The part of the story TJR pauses on longest is not the broke years. It is the period after the money arrived. He had a lot of it, from crypto and from scaling his trading accounts into six-figure single days, and he started drinking at 20 in a college town where that was the easiest way to find friends. The version of himself he had built around discipline and ambition dissolved quickly. He describes sitting with wealth on paper and genuinely hating himself, and he is direct about the fact that there were multiple attempts to end his life during that stretch. ‘Happiness is not just something that you get and get to keep forever,’ he said. ‘It is something that you have to constantly work on.’ That recognition, not the money, was the actual turning point.

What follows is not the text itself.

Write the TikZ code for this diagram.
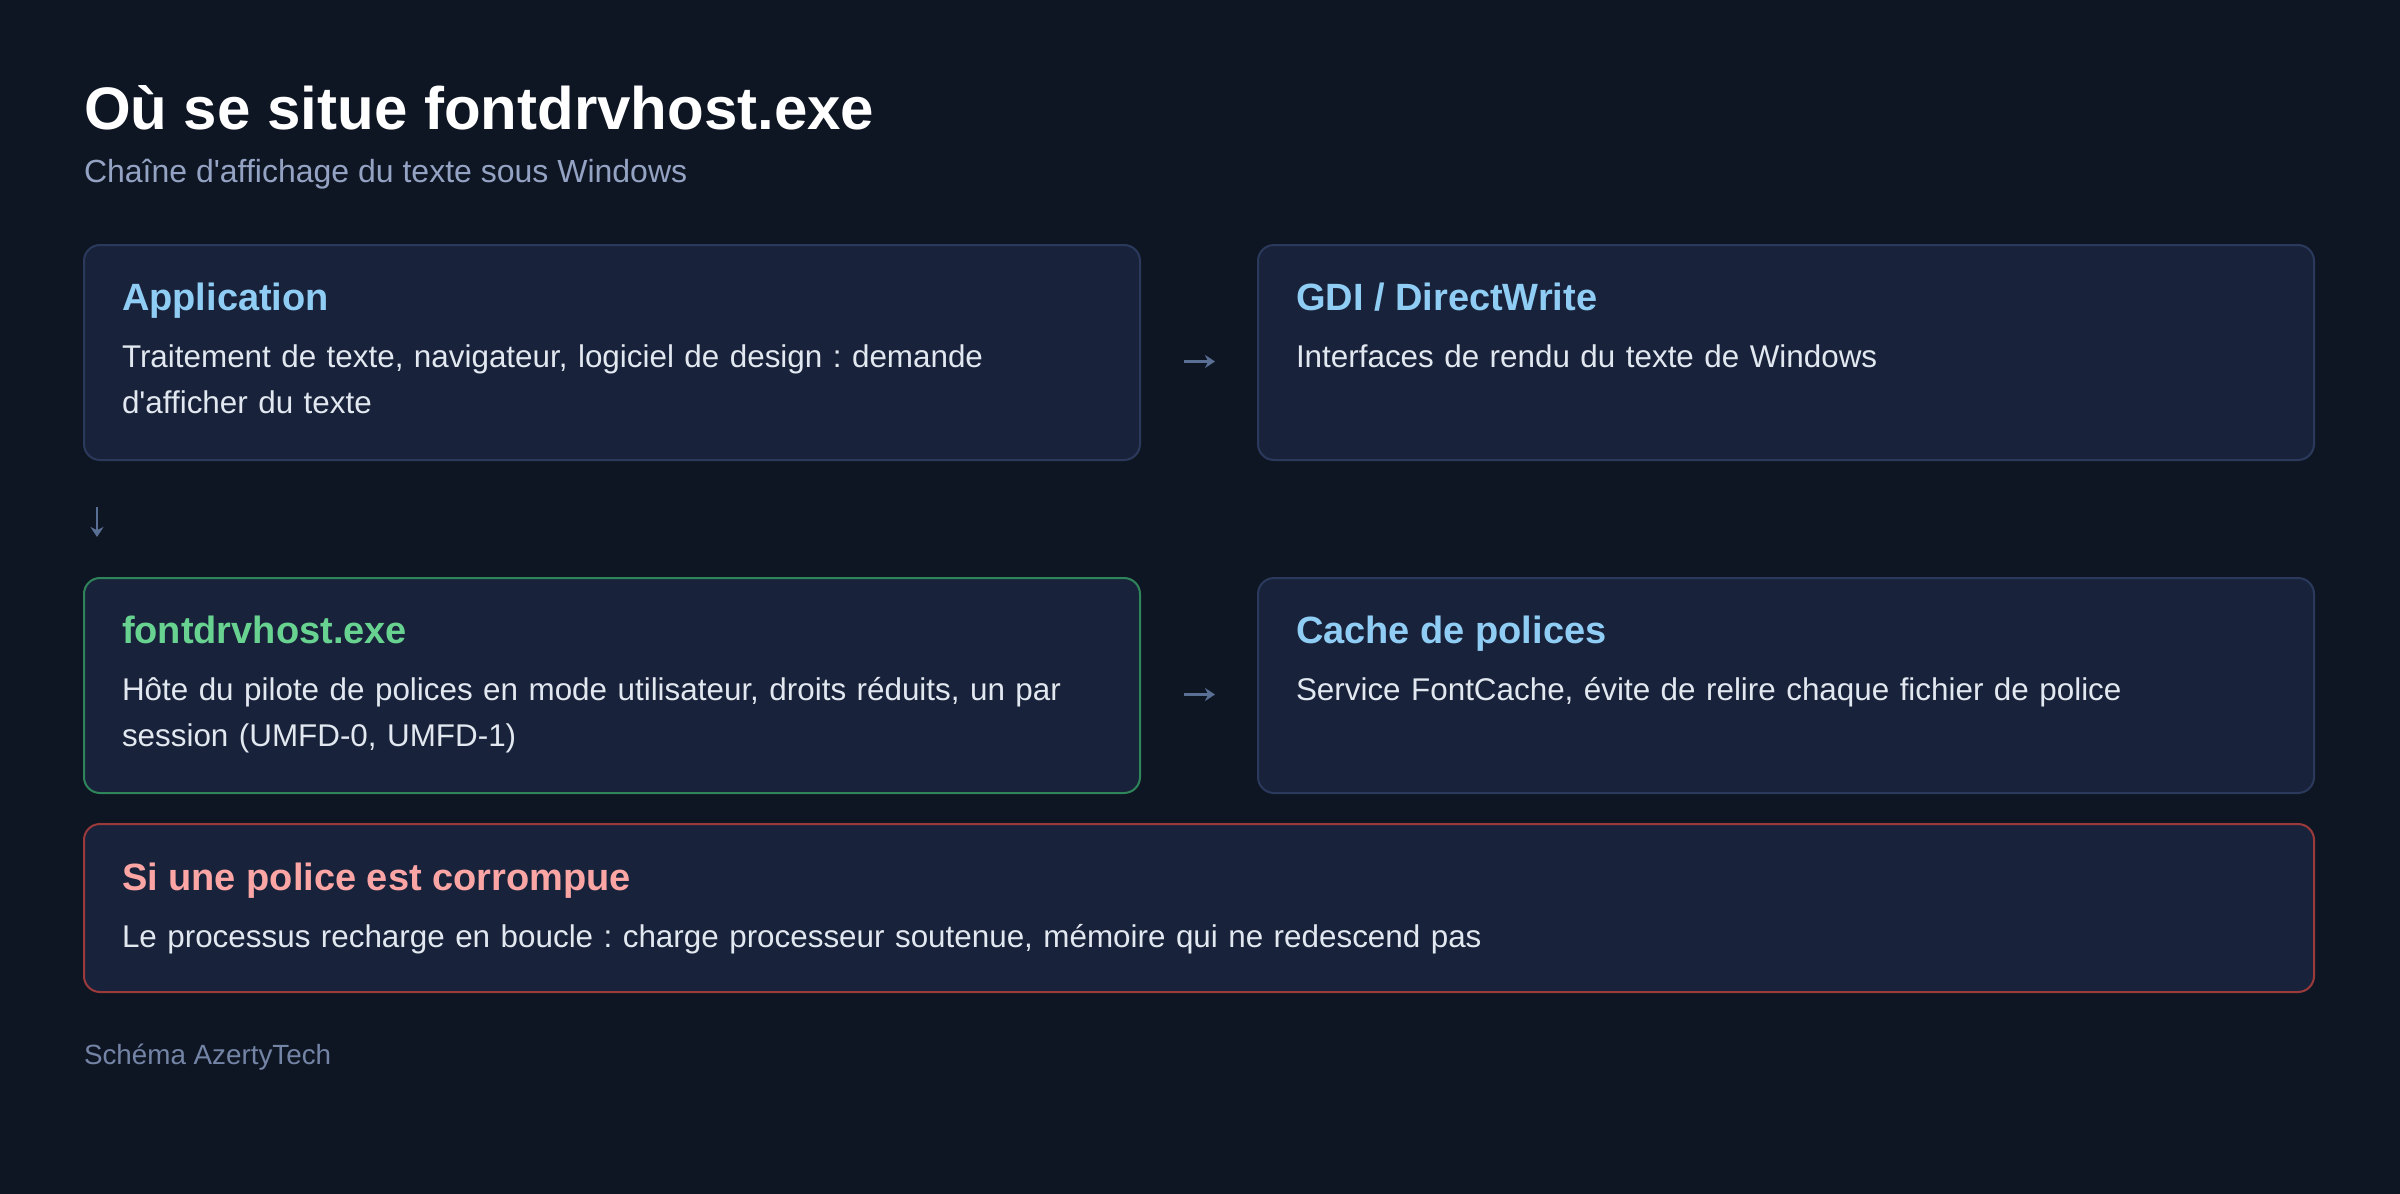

He moved from Utah to a small city in Puerto Rico called Dorado, bought a $2 million house in cash, and rebuilt his identity from scratch in a place where no one had any prior version of him filed away. The trading boot camp he launched there pulled 2 million views on its first installment. The social media presence that had started as a way for a self-described introvert to talk about a nerdy obsession without anxiety became the community that, by his own account, convinced him he was actually someone worth knowing.

A $300,000 car and the point of telling you

He owns a $300,000 car in cash. He spent $700,000 cash remodeling his backyard. He lists these figures not as destinations but as coordinates: here is where the road from negative $2,000 can actually go, if you accept that the losses are part of the accumulation, not interruptions to it. He is specific about the coins that went to zero while he was crying because that was his food money for the day, because those are the data points people skip when they call someone lucky.

The last Door Dash order he kept

Somewhere on Tyler’s phone, apparently still sitting in his messages, are texts from his parents, near-daily notifications forwarded from a bank account that kept hitting zero. He has not deleted them.

The first thing he did after every shift was eat whatever he had brought home. By the next delivery, he was already listening to the next chapter.